A socket consists of the following data structure:
struct socket { short so_type; /* generic type */ short so_options; /* from socket call */ short so_linger; /* time to linger while closing */ short so_state; /* internal state flags */ caddr_t so_pcb; /* protocol control block */ struct protosw *so_proto; /* protocol handle */ struct socket *so_head; /* back pointer to accept socket */ struct socket *so_q0; /* queue of partial connections */ short so_q0len; /* partials on so_q0 */ struct socket *so_q; /* queue of incoming connections */ short so_qlen; /* number of connections on so_q */ short so_qlimit; /* max number queued connections */ struct sockbuf so_rcv; /* receive queue */ struct sockbuf so_snd; /* send queue */ short so_timeo; /* connection timeout */ u_short so_error; /* error affecting connection */ u_short so_oobmark; /* chars to oob mark */ short so_pgrp; /* pgrp for signals */ };
Each socket contains two data queues, so_rcv and so_snd, and a pointer to routines which provide supporting services. The type of the socket, so_type is defined at socket creation time and used in selecting those services which are appropriate to support it. The supporting protocol is selected at socket creation time and recorded in the socket data structure for later use. Protocols are defined by a table of procedures, the protosw structure, which will be described in detail later. A pointer to a protocol-specific data structure, the ``protocol control block,'' is also present in the socket structure. Protocols control this data structure, which normally includes a back pointer to the parent socket structure to allow easy lookup when returning information to a user (for example, placing an error number in the so_error field). The other entries in the socket structure are used in queuing connection requests, validating user requests, storing socket characteristics (e.g. options supplied at the time a socket is created), and maintaining a socket's state.
Processes ``rendezvous at a socket'' in many instances. For instance, when a process wishes to extract data from a socket's receive queue and it is empty, or lacks sufficient data to satisfy the request, the process blocks, supplying the address of the receive queue as a ``wait channel' to be used in notification.

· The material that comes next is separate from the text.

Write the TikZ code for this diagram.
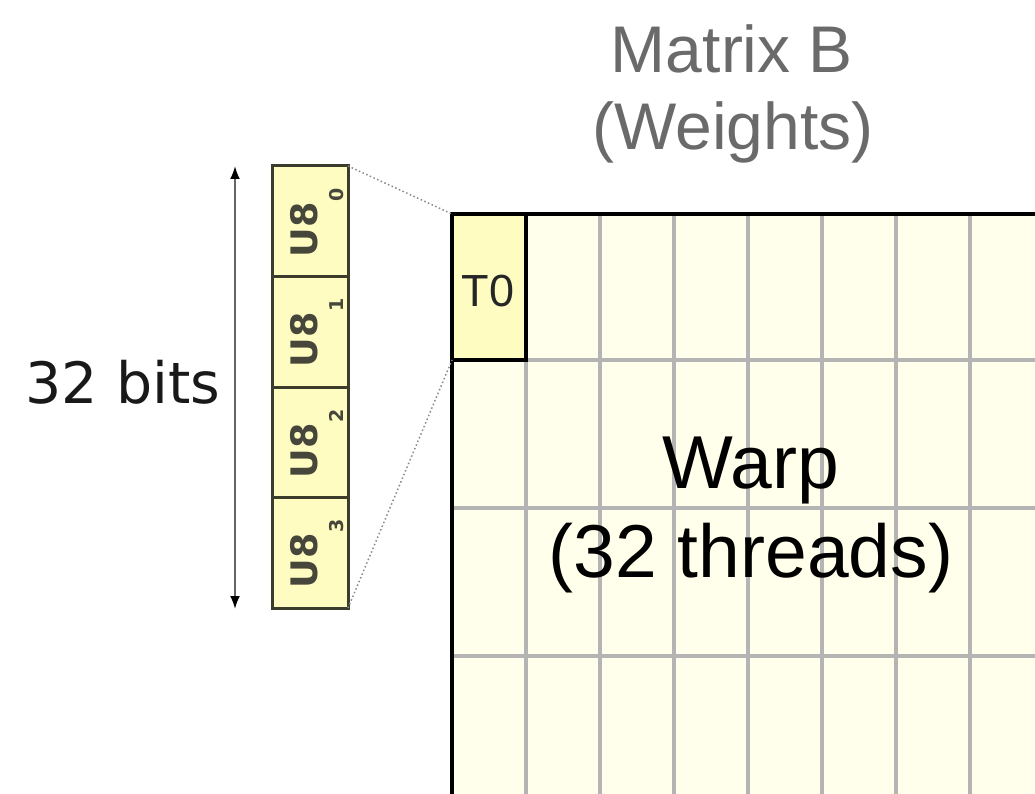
\documentclass[tikz,border=0pt]{standalone}
\usepackage{fontspec}
\setmainfont{Liberation Sans}
\newfontfamily\dejavu{DejaVu Sans}
\usetikzlibrary{arrows.meta}
\definecolor{cream}{HTML}{FFFFEB}
\definecolor{cellyel}{HTML}{FFFCC2}
\definecolor{gridgray}{HTML}{B4B4B4}
\definecolor{titlegray}{HTML}{6A6A6A}
\definecolor{bardark}{HTML}{3C3C2C}
\definecolor{labgray}{HTML}{46463A}
\definecolor{dotgray}{HTML}{8A8A8A}
\tikzset{
  gridline/.style={draw=gridgray, line width=3.5pt},
  bytecell/.style={draw=bardark, line width=3pt, fill=cellyel, minimum width=76pt, minimum height=110.5pt, inner sep=0pt, outer sep=0pt},
  bytelab/.style={rotate=90, anchor=base, inner sep=0pt, text=labgray, font=\dejavu\bfseries\fontsize{36.5}{40}\selectfont},
  zoomline/.style={draw=dotgray, line width=1.5pt, dash pattern=on 1.5pt off 2.5pt},
  dimarrow/.style={draw=gray!80!black, line width=2pt, {Latex[length=13pt,width=10pt,color=black]}-{Latex[length=13pt,width=10pt,color=black]}}
}
\newcommand{\bsub}[1]{\kern1pt\raisebox{-26pt}{\fontsize{19}{19}\selectfont #1}}
\begin{document}
\begin{tikzpicture}[x=1pt,y=-1pt]
\useasboundingbox (0,0) rectangle (1035,794);
\clip (0,0) rectangle (1035,794);
% matrix
\fill[cream] (452,214) rectangle (1045,800);
\foreach \x in {526,600,674,748,822,896,970} \draw[gridline] (\x,214) -- (\x,800);
\foreach \y in {360,508,656} \draw[gridline] (452,\y) -- (1045,\y);
\draw[line width=4pt] (452,800) -- (452,214) -- (1045,214);
\node[draw=black, line width=4pt, fill=cellyel, minimum width=74pt, minimum height=146pt, inner sep=0pt, outer sep=0pt, anchor=north west] (t0) at (452,214) {};
\node[anchor=base, inner sep=0pt, text=black!85, font=\fontsize{45}{50}\selectfont] (t0lab) at (488,306) {T0};
% byte bar
\node[bytecell] (u0) at (310,221.25) {};
\node[bytecell] (u1) at (310,331.75) {};
\node[bytecell] (u2) at (310,442.25) {};
\node[bytecell] (u3) at (310,552.75) {};
\node[bytelab] (l0) at (317,222.5) {U8\bsub{0}};
\node[bytelab] (l1) at (317,333) {U8\bsub{1}};
\node[bytelab] (l2) at (317,443.5) {U8\bsub{2}};
\node[bytelab] (l3) at (317,554) {U8\bsub{3}};
% zoom lines
\draw[zoomline] (u0.north east) -- (t0.north west);
\draw[zoomline] (u3.south east) -- (t0.south west);
% dimension arrow
\coordinate (atop) at (235,166);
\coordinate (abot) at (235,609);
\draw[dimarrow] (atop) -- (abot);
\node[anchor=base, inner sep=0pt, text=black!90, font=\dejavu\fontsize{57}{62}\selectfont] (bits) at (123,403) {32 bits};
% titles
\node[anchor=base, inner sep=0pt, text=titlegray, font=\fontsize{66}{72}\selectfont] (title1) at (732,73) {Matrix B};
\node[anchor=base, inner sep=0pt, text=titlegray, font=\fontsize{66}{72}\selectfont] (title2) at (733,150) {(Weights)};
% warp label
\node[anchor=base, inner sep=0pt, text=black, font=\fontsize{75}{80}\selectfont] (warp1) at (751,488) {Warp};
\node[anchor=base, inner sep=0pt, text=black, font=\fontsize{75}{80}\selectfont] (warp2) at (751,577) {(32 threads)};
\end{tikzpicture}
\end{document}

When data arrives for the process and is placed in the socket's queue, the blocked process is identified by the fact it is waiting ``on the queue.''
A socket's state is defined from the following:
#define SS_NOFDREF 0x001 /* no file table ref any more */ #define SS_ISCONNECTED 0x002 /* socket connected to a peer */ #define SS_ISCONNECTING 0x004 /* in process of connecting to peer */ #define SS_ISDISCONNECTING 0x008 /* in process of disconnecting */ #define SS_CANTSENDMORE 0x010 /* can't send more data to peer */ #define SS_CANTRCVMORE 0x020 /* can't receive more data from peer */ #define SS_RCVATMARK 0x040 /* at mark on input */ #define SS_PRIV 0x080 /* privileged */ #define SS_NBIO 0x100 /* non-blocking ops */ #define SS_ASYNC 0x200 /* async i/o notify */
The state of a socket is manipulated both by the protocols and the user (through system calls). When a socket is created, the state is defined based on the type of socket. It may change as control actions are performed, for example connection establishment. It may also change according to the type of input/output the user wishes to perform, as indicated by options set with fcntl. ``Non-blocking'' I/O implies that a process should never be blocked to await resources. Instead, any call which would block returns prematurely with the error EWOULDBLOCK, or the service request may be partially fulfilled, e.g. a request for more data than is present.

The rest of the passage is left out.